• [Data records]

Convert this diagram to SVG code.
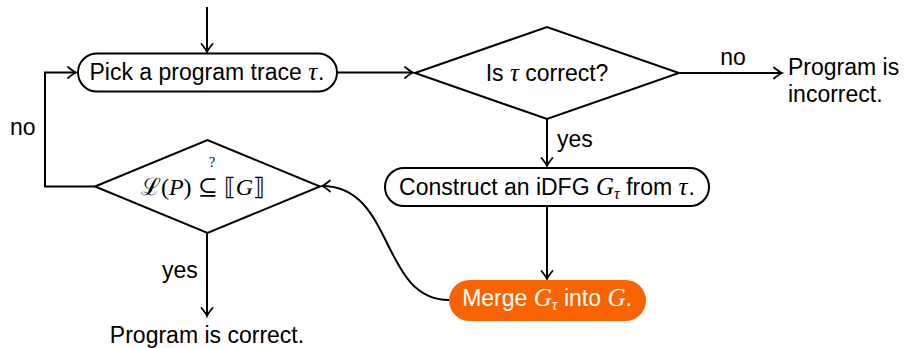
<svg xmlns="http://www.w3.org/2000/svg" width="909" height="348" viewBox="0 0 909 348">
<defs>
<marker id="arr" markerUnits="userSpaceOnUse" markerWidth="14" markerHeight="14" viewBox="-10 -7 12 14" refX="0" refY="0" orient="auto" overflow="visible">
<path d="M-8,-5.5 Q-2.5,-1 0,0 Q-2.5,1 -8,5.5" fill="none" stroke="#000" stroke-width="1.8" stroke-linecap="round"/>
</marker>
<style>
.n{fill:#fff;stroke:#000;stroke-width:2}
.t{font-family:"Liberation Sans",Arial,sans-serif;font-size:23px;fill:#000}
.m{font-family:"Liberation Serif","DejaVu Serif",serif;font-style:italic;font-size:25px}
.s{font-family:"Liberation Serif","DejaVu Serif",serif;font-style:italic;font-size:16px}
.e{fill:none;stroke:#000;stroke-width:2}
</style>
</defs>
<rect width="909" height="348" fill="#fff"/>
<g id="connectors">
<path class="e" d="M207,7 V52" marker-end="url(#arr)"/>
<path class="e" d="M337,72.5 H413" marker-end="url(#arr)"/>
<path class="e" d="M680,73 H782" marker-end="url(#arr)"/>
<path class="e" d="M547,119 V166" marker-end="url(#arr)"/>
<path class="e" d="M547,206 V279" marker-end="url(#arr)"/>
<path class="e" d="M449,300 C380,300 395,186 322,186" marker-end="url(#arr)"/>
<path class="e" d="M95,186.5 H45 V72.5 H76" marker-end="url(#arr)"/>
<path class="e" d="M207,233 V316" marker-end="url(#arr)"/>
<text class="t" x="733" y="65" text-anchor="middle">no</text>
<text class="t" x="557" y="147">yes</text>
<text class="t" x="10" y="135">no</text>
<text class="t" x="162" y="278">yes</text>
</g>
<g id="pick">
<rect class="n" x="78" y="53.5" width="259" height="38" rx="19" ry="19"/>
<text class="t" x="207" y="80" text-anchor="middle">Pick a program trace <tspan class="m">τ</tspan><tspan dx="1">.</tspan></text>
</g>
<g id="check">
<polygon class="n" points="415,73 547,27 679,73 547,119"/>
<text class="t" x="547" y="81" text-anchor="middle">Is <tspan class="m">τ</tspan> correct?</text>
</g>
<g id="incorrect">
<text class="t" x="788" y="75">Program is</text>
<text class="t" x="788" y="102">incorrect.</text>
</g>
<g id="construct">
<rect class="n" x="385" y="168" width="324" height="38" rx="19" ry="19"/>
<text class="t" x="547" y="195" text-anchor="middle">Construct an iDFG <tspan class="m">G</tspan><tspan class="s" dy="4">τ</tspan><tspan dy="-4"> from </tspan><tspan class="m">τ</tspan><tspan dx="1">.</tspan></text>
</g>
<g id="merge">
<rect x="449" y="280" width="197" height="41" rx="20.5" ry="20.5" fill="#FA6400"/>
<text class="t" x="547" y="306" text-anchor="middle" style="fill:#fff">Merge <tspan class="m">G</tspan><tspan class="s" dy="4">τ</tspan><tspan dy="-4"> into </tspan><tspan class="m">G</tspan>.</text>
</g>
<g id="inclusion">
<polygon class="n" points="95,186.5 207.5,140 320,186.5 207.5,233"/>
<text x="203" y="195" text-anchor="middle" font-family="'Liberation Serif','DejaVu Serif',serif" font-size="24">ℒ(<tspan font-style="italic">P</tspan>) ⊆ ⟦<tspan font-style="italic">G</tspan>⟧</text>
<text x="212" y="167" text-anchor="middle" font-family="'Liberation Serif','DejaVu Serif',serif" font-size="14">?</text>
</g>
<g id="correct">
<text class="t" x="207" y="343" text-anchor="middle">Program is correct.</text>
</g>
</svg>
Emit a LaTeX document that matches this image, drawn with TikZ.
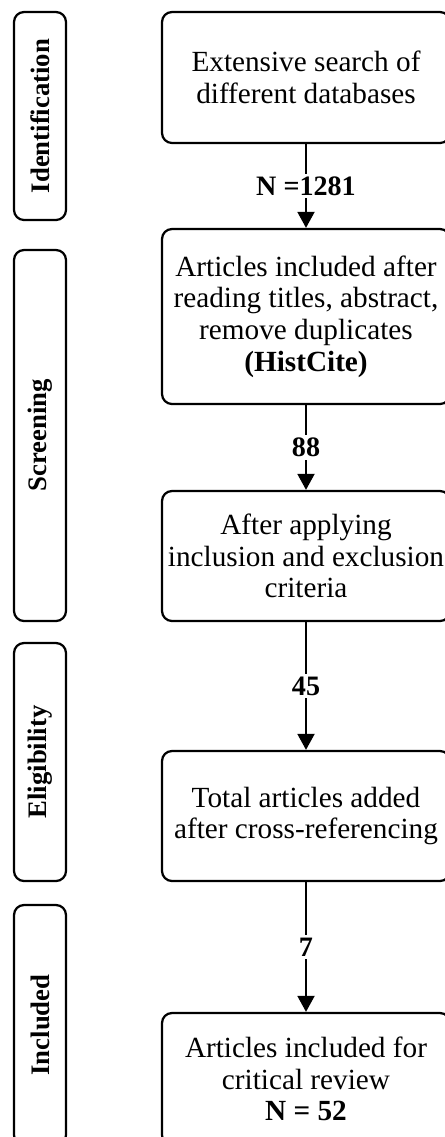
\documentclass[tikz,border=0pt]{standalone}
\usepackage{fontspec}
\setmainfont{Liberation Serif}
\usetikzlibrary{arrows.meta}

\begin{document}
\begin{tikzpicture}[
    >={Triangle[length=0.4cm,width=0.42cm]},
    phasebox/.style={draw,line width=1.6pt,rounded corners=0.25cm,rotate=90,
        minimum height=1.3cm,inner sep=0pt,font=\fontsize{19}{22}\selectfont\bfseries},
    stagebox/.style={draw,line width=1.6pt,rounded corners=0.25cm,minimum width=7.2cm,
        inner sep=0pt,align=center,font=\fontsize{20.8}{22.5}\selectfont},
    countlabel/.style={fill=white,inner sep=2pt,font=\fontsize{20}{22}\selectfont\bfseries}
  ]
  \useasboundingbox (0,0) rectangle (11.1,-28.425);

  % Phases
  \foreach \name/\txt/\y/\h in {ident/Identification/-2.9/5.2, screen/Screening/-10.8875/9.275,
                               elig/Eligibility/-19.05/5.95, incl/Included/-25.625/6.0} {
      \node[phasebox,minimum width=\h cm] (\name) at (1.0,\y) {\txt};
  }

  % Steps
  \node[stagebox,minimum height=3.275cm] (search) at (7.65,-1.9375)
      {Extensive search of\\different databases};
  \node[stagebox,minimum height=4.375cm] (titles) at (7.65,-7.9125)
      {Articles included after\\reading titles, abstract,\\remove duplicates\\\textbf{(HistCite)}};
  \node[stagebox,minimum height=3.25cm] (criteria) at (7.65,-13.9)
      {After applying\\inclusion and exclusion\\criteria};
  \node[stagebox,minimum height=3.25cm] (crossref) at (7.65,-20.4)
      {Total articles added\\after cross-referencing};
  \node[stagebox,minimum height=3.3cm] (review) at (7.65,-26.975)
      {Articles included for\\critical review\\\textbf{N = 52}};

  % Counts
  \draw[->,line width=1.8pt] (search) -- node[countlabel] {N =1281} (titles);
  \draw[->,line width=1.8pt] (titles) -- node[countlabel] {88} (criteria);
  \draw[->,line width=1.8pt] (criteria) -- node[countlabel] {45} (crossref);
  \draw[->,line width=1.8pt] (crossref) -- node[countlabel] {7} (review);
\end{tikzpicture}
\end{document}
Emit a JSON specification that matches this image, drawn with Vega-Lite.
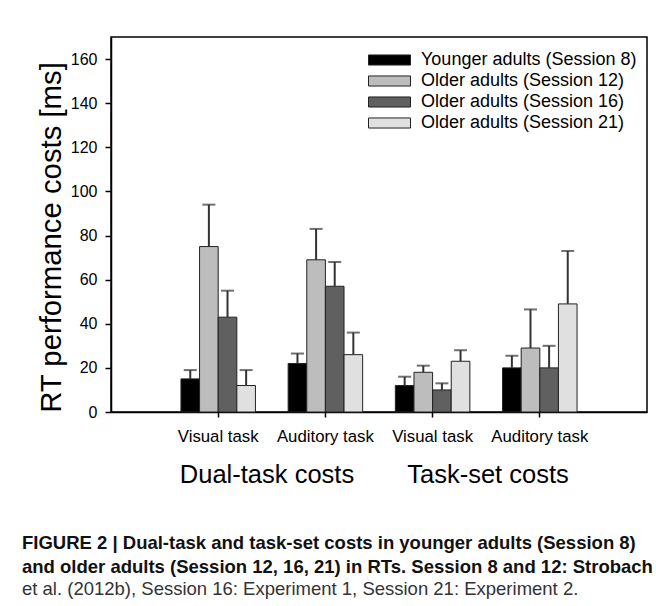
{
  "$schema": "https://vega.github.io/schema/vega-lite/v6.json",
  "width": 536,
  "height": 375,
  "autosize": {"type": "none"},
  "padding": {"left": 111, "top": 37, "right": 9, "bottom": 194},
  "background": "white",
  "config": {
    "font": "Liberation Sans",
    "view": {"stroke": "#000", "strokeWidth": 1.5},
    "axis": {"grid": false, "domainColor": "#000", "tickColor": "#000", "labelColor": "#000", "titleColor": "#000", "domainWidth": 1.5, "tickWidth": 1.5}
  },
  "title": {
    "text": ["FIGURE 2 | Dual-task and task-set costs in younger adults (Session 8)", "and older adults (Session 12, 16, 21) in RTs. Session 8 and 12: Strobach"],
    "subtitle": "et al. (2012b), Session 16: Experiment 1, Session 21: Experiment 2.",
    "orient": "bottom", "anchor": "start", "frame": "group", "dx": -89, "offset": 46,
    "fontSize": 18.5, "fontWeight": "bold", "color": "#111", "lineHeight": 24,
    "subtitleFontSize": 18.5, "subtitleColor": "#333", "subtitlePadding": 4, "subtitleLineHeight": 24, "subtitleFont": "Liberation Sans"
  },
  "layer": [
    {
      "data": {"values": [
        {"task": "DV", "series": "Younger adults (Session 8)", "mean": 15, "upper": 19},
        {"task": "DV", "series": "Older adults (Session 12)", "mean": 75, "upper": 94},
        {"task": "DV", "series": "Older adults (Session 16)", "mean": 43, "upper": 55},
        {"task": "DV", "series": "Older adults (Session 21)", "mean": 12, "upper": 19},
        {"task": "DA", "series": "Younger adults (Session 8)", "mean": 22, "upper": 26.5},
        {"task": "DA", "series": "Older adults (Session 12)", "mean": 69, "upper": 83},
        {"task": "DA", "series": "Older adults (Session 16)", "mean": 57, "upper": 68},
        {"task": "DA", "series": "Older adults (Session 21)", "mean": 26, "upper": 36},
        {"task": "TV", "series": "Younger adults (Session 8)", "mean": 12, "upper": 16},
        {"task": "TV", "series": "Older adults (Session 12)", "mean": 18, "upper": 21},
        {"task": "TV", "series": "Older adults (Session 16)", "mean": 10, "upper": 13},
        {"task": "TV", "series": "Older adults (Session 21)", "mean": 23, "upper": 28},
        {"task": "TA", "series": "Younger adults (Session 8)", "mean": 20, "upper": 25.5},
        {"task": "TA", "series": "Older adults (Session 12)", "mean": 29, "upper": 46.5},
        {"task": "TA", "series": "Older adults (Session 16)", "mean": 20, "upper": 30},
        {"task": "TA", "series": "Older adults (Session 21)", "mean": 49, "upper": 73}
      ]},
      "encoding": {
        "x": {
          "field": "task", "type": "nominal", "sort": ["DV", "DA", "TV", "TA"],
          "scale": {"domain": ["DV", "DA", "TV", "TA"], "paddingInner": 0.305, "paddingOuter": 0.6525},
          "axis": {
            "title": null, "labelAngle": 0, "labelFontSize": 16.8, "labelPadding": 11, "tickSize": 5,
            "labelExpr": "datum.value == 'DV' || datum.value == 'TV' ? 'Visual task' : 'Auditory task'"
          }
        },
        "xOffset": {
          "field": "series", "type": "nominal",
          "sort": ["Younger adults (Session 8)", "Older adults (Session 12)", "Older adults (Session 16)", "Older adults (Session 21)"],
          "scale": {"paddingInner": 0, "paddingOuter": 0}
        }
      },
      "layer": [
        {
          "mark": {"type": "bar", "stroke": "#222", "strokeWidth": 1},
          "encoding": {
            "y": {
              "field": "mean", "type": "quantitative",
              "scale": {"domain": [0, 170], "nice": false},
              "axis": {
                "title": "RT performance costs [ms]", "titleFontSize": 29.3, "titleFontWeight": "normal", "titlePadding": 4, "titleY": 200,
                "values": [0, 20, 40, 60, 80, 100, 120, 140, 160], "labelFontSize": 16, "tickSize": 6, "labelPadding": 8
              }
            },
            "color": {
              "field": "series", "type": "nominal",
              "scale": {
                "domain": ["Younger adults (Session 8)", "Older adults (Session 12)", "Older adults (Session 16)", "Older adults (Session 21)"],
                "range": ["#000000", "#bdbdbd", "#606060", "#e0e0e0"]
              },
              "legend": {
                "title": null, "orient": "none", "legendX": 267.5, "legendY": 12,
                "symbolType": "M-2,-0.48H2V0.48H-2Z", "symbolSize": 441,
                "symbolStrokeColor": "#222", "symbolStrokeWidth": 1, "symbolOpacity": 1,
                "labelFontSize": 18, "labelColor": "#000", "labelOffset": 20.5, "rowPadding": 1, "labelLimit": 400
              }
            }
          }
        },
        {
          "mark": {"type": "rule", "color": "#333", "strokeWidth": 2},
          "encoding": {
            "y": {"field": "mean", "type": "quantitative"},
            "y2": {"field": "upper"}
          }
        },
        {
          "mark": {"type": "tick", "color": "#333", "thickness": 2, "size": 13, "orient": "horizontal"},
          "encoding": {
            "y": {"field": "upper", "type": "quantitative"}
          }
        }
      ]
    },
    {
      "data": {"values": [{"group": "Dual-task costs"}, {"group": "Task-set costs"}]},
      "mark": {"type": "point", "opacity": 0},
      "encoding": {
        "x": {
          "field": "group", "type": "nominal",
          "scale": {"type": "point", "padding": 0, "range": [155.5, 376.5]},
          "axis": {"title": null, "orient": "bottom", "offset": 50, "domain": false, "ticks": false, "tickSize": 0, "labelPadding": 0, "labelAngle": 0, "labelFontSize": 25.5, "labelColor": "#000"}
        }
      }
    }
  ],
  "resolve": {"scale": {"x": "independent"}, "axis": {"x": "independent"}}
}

• [What needs to be done] Quote only the lines running from the line with "Emit a LaTeX" to the line with "(0,0) rectangle (11.1,-28.425);", ends included, exactly as they appear and without the pictures.

• [Exercise result]
Emit a LaTeX document that matches this image, drawn with TikZ.
\documentclass[tikz,border=0pt]{standalone}
\usepackage{fontspec}
\setmainfont{Liberation Serif}
\usetikzlibrary{arrows.meta}

\begin{document}
\begin{tikzpicture}[
    >={Triangle[length=0.4cm,width=0.42cm]},
    phasebox/.style={draw,line width=1.6pt,rounded corners=0.25cm,rotate=90,
        minimum height=1.3cm,inner sep=0pt,font=\fontsize{19}{22}\selectfont\bfseries},
    stagebox/.style={draw,line width=1.6pt,rounded corners=0.25cm,minimum width=7.2cm,
        inner sep=0pt,align=center,font=\fontsize{20.8}{22.5}\selectfont},
    countlabel/.style={fill=white,inner sep=2pt,font=\fontsize{20}{22}\selectfont\bfseries}
  ]
  \useasboundingbox (0,0) rectangle (11.1,-28.425);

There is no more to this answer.